Je suis resté longtemps immobile, me laissant doucement pénétrer par cet ensemble inexprimable, par la sérénité du ciel, par la mélancolie de l’heure. Je ne sais ce qui se passait dans mon esprit et je ne pourrais le dire ; c’était un de ces moments ineffables où l’on sent en soi quelque chose qui

s’endort et quelque chose qui s’éveille.
montargis.


3 octobre.

Montargis m’est apparu égayé par un jour de foire, attristé par un jour de pluie. Les chèvres, les bœufs, les vaches baissaient leur tête oblique liée par une corde et tirée par un bouvier, les paysans endimanchés, les paysannes juchées sur leur charrette, encombraient les rues et les places. Partout le bruit, le mouvement, le choc des enchères, les éclats de rire ; partout les boutiques en plein vent, les étoffes déployées, les vaisselles étalées à terre, les passequilles et les bimbeloteries ; partout aussi la boue, l’ondée et les parapluies ouverts. Çà et là des tréteaux ; une vieille femme debout sur un cabriolet, ornée d’une perruque jaune et d’un turban rouge à gland d’argent, offrait aux marchands de bœufs ébahis une poudre merveilleuse et montrait des vers solitaires dans des fioles ; un saltimbanque coiffé de chiendent cabriolait sur des chaises cassées ; les bateleurs étaient en verve ; la foule était en joie ; mais tous les paillasses du monde ne valent pas un rayon de soleil.

La ville, entourée de verdure, baignée d’un côté par le Loing, de l’autre par le canal, est jolie. Il reste quelques tours de la vieille enceinte du treizième siècle dont les bourgeois ont fait des terrasses et des tonnelles pour leurs jardinets. Çà et là, le canal, bordé de tanneries, rappelle Louviers et Amiens. L’église qu’on nomme, je crois, Sainte-Marguerite, est un assez beau vaisseau du quinzième siècle. L’abside va jusqu’au seizième. Des gens d’esprit ont remplacé les anciennes verrières par d’affreuses vitrailles de couleur dans le goût du café turc.

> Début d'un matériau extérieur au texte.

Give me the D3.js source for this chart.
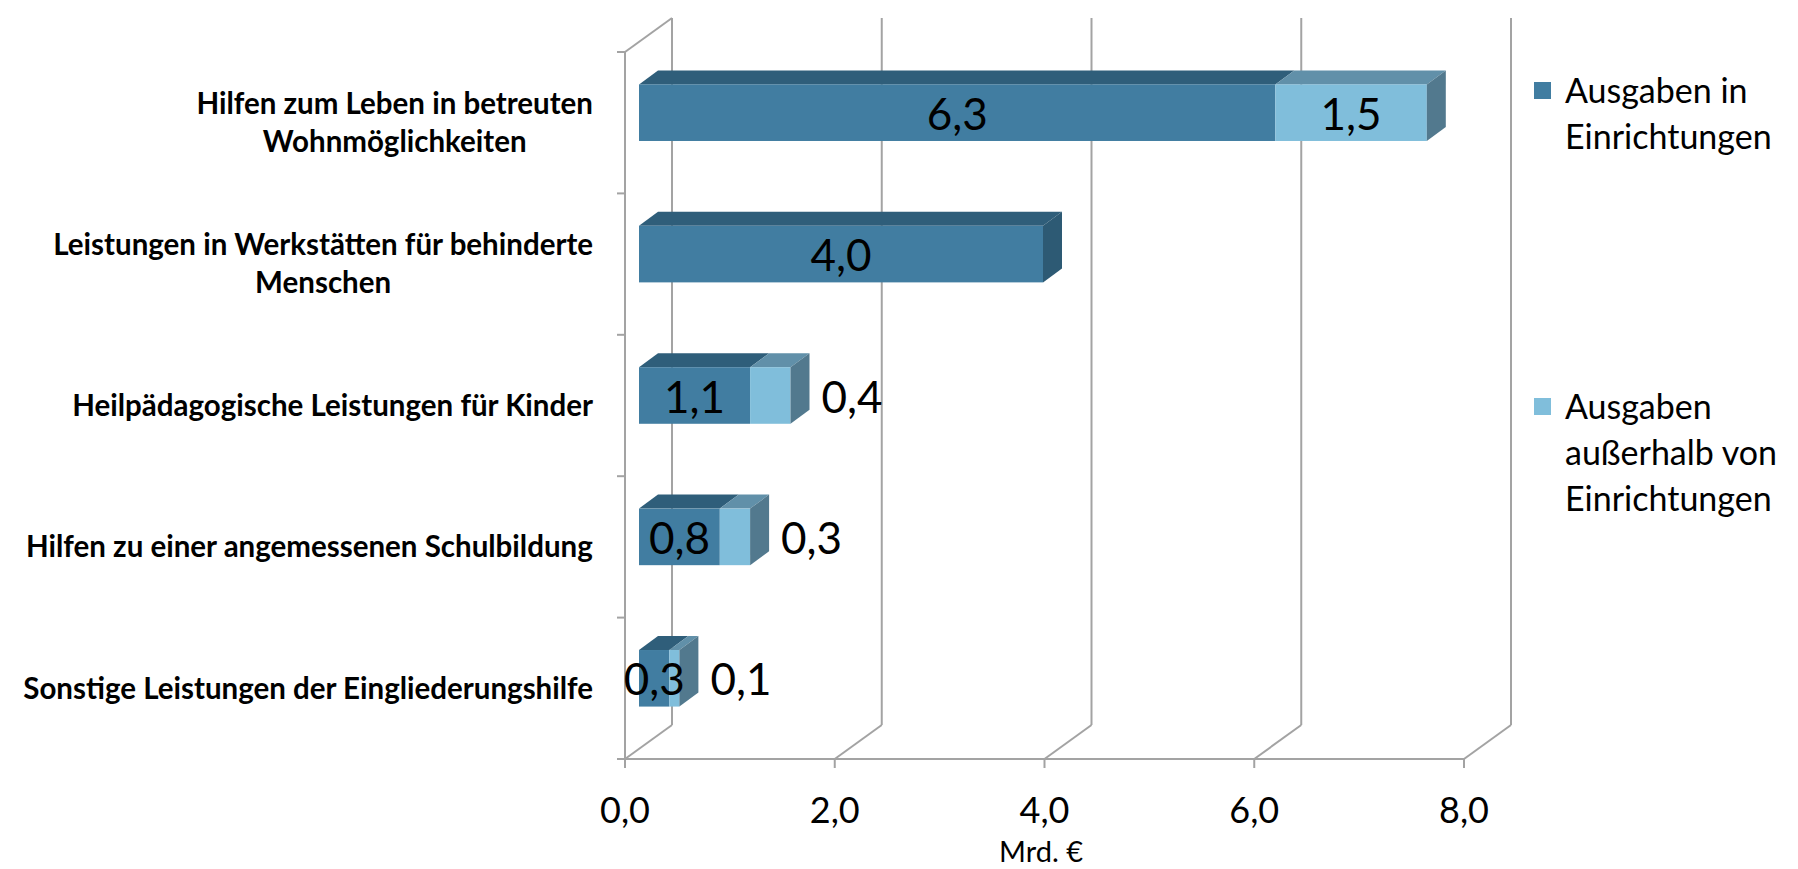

J’étais curieux de voir le château, ce magnifique château de Montargis, célèbre dans toute l’Europe, dont la grand’salle dépassait en longueur et en largeur la salle des pas-perdus du palais de justice de Paris. Je suis monté sur la colline par un escalier entre deux maisons ; j’ai franchi une haute porte-donjon du douzième siècle à archivolte romane ; j’ai traverse plusieurs cours, et je suis arrivé ainsi jusqu’à une claire-voie de bois peinte en gris fermant une allée d’arbres bas et touffus. J’ai poussé la claire-voie, et je suis entré dans l’allée. Au bout de l’allée j’ai trouvé une maison, une grande maison triste et blanchâtre, tapissée de figuiers, composée d’un seul étage avec un pavillon à toit pointu et une terrasse d’où l’on voit la ville et la plaine ; du reste solitaire, lézardée, délabrée, close, barricadée et déserte. Le jardin, plein de hautes herbes, envahi par la ronce et l’ortie, avait comme la maison quelque chose de farouche et de sauvage. Je cherchais des yeux à travers les branchages les hautes tours, les mâchicoulis sculptés, les créneaux formidables du château de Montargis. Rien ne m’apparaissait. Enfin, à force de fureter dans les broussailles, j’ai découvert je ne sais quels tronçons informes, des pans de murs rongés de mousse ; j’ai fait quelques pas dans la fougère mouillée, et j’ai aperçu par une brèche sous des buissons le caveau circulaire, noir et voûté d’une tour. La tour a été rasée. J’ai fait quelques pas encore, et je me suis trouvé sur une vaste esplanade toute couverte de ciguë et de bouillon-blanc. Un fossé dégradé borde cette esplanade dont le contour ondule et dessine vaguement au regard le plan géométral d’un grand édifice ; des renflements arrondis indiquent la place des tours. J’avais sous les yeux le château de Montargis.